Connell v. State

371 S.W.2d 45 (1963)

Judy Mae CONNELL, Appellant,
v.
The STATE of Texas, Appellee.

No. 35993.

Court of Criminal Appeals of Texas.

October 9, 1963.

John A. Erhard, Robert C. Cox, Alfred L. Ruebel, Dallas, for appellant.

Henry Wade, Dist. Atty., Harryette Bercu and Emmett Colvin, Jr., Asst. Dist. Attys., Dallas and Leon B. Douglas, State's Atty., Austin, for the State.

McDONALD, Judge.

Appellant was convicted of violating Section 8-28 of the Code of Civil and Criminal Ordinances of the City of Dallas, which *46 makes it unlawful for a member of one sex to massage the person of the other sex. Punishment was assessed at a fine of $105.00.

Officer W.E. Perry, of the Special Service Bureau of the Dallas Police Department was the sole witness called by the State. He testified in substance that he went to the Slimette Massage Parlor in the city of Dallas, where the appellant, a female, agreed to give him an alcohol massage for $10.00. He was told to disrobe, which he did, and she began to give him a massage. The officer further testified that to his knowledge the appellant was not a chiropractor; a registered physical therapist; or a registered nurse.

Appellant presents four grounds, which she contends, require a reversal of this case. The first three attack the constitutionality of the ordinance (1) as a denial of equal rights under Art. 1, Sec. 3, of our State Constitution, Vernon's Ann.St.; (2) as a denial of due process of law under Art. 1, Sec. 19 of our State Constitution; and (3) as a denial of equal protection and due process of law under the fourteenth amendment of the Federal Constitution.

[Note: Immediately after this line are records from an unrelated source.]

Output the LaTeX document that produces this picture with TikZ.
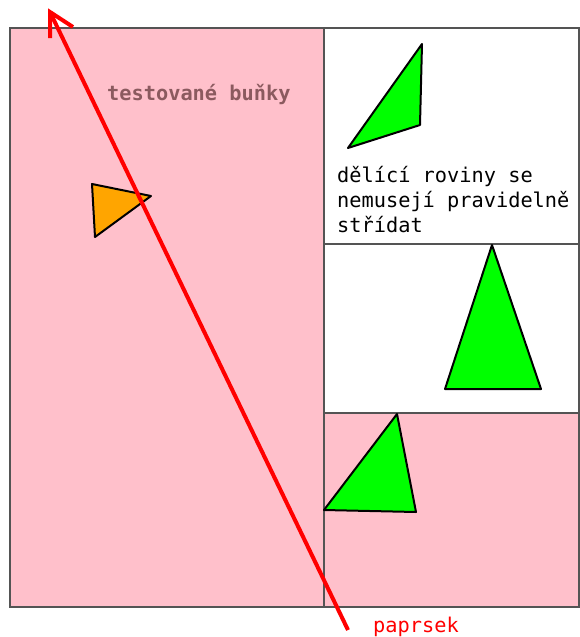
\documentclass[tikz,border=0pt]{standalone}
\usepackage{fontspec}
\setmonofont{DejaVu Sans Mono}
\begin{document}
\begin{tikzpicture}[x=1pt,y=-1pt,
  cell/.style={draw=black!67,line width=1.5pt},
  tri/.style={draw=black,line width=2pt,line join=round},
  ray/.style={draw=red,line width=4pt},
  lbl/.style={font=\ttfamily\fontsize{20.3}{25}\selectfont,inner sep=0pt,anchor=base west,align=left}]
\definecolor{pinkc}{RGB}{255,192,203}
\definecolor{greenc}{RGB}{0,255,0}
\definecolor{orangec}{RGB}{255,165,0}
\definecolor{labc}{RGB}{139,90,95}
\useasboundingbox (0,0) rectangle (579,637);
% cells
\fill[pinkc] (10,28) rectangle (324,607);
\fill[pinkc] (324,413) rectangle (579,607);
\draw[cell] (10,28) rectangle (579,607);
\draw[cell] (324,28) -- (324,607);
\draw[cell] (324,244) -- (579,244);
\draw[cell] (324,413) -- (579,413);
% triangles
\draw[tri,fill=greenc] (348,148) -- (422,44) -- (420,125) -- cycle;
\draw[tri,fill=greenc] (492,245) -- (445,389) -- (541,389) -- cycle;
\draw[tri,fill=greenc] (324,510) -- (397,414) -- (416,512) -- cycle;
\draw[tri,fill=orangec] (92,184) -- (151,196) -- (95,237) -- cycle;
% ray
\coordinate (rs) at (348,630);
\coordinate (rt) at (50,12);
\coordinate (w1) at (50,38);
\coordinate (w2) at (73,27);
\draw[ray] (rs) -- (rt);
\draw[ray,line join=miter] (w1) -- (rt) -- (w2);
% labels
\node[lbl,font=\ttfamily\bfseries\fontsize{20.3}{25}\selectfont,text=labc] (tb) at (107,100) {testované buňky};
\node[lbl] (dr) at (337,232) {dělící roviny se\\nemusejí pravidelně\\střídat};
\node[lbl,text=red] (pp) at (373,632) {paprsek};
\end{tikzpicture}
\end{document}
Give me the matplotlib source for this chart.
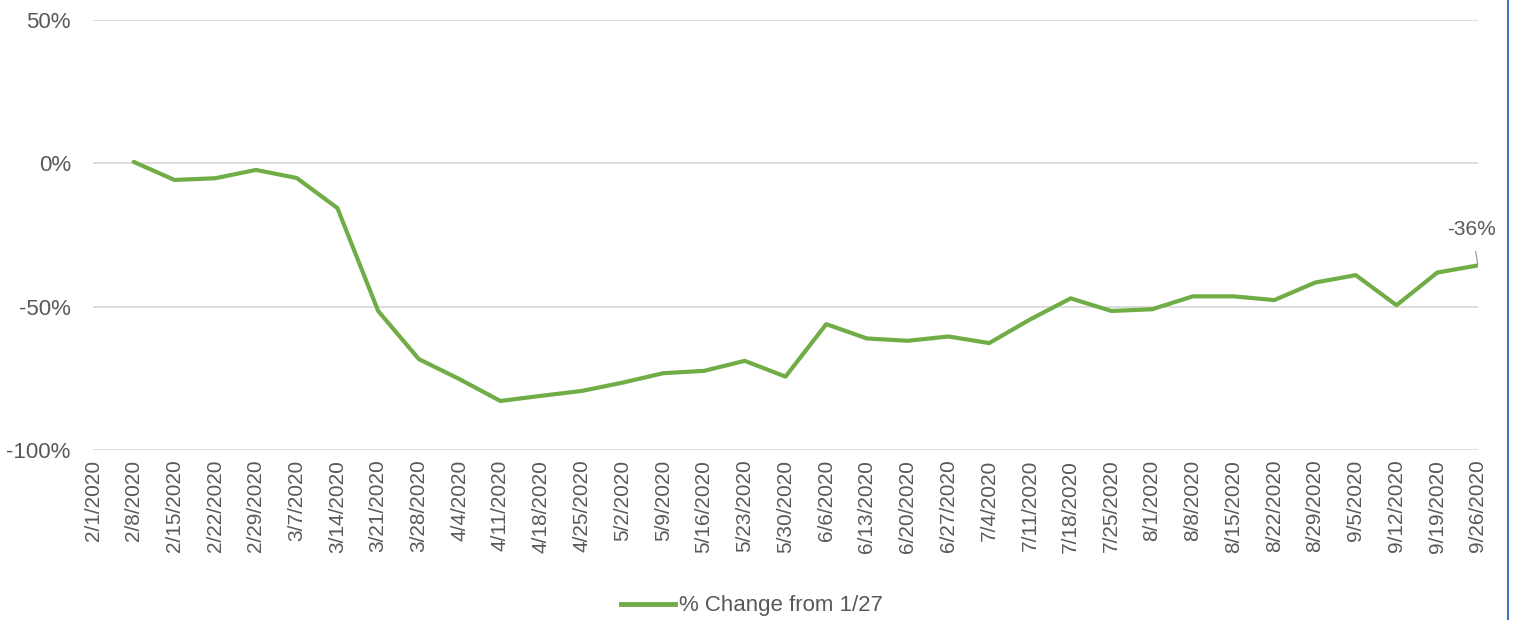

The State, in answer to these contentions, points to the opinions in Patterson v. City of Dallas, 1962, Tex.Civ.App., error refused, n. r. e., 355 S.W.2d 838, cert. denied, 372 U.S. 251, 83 S. Ct. 873, 9 L. Ed. 2d 732, and City of Houston v. Shober, 1962, Tex. Civ.App., error refused, n. r. e., 362 S.W.2d 886. These two cases, one involving the same ordinance as here before us, reviewed the same contentions as presented here, and held the ordinances constitutional. While not bound by their holdings, we find them of persuasive force. In support of their conclusions, and the authorities they cite, we need add only some general citations: 12 Am.Jur., Constitutional Law, Sections 574 and 575; 16A C.J.S. Constitutional Law § 569(5); Interpretive Commentary, Art. 1, Sec. 3, Vernon's Annotated Texas Constitution, Vol. 1, p. 218; Interpretive Commentary, Art. 1, Sec. 19, Vernon's Annotated Texas Constitution, Vol. 1, p. 446; and see Anno. 17 A.L.R. 2d 1183.

Appellant's next contention is that the complaint did not allege that the defendant was not a duly licensed physician, nor that she was not massaging the face as practiced by duly licensed beauty parlors or barber shops, both of these being specifically excepted from the ordinance by the definition of massage found in Section 8-12 of the Code of Civil and Criminal Ordinances of the City of Dallas. No complaint, in any form, was made of this point in the court below. It cannot be made now. Hill v. State, 169 Tex. Crim. 104, 332 S.W.2d 579; 5 Tex.Jur.2d, Appeal and Error— Criminal, Sec. 29.

Finding the evidence sufficient, and no reversible error appearing, the judgment is affirmed.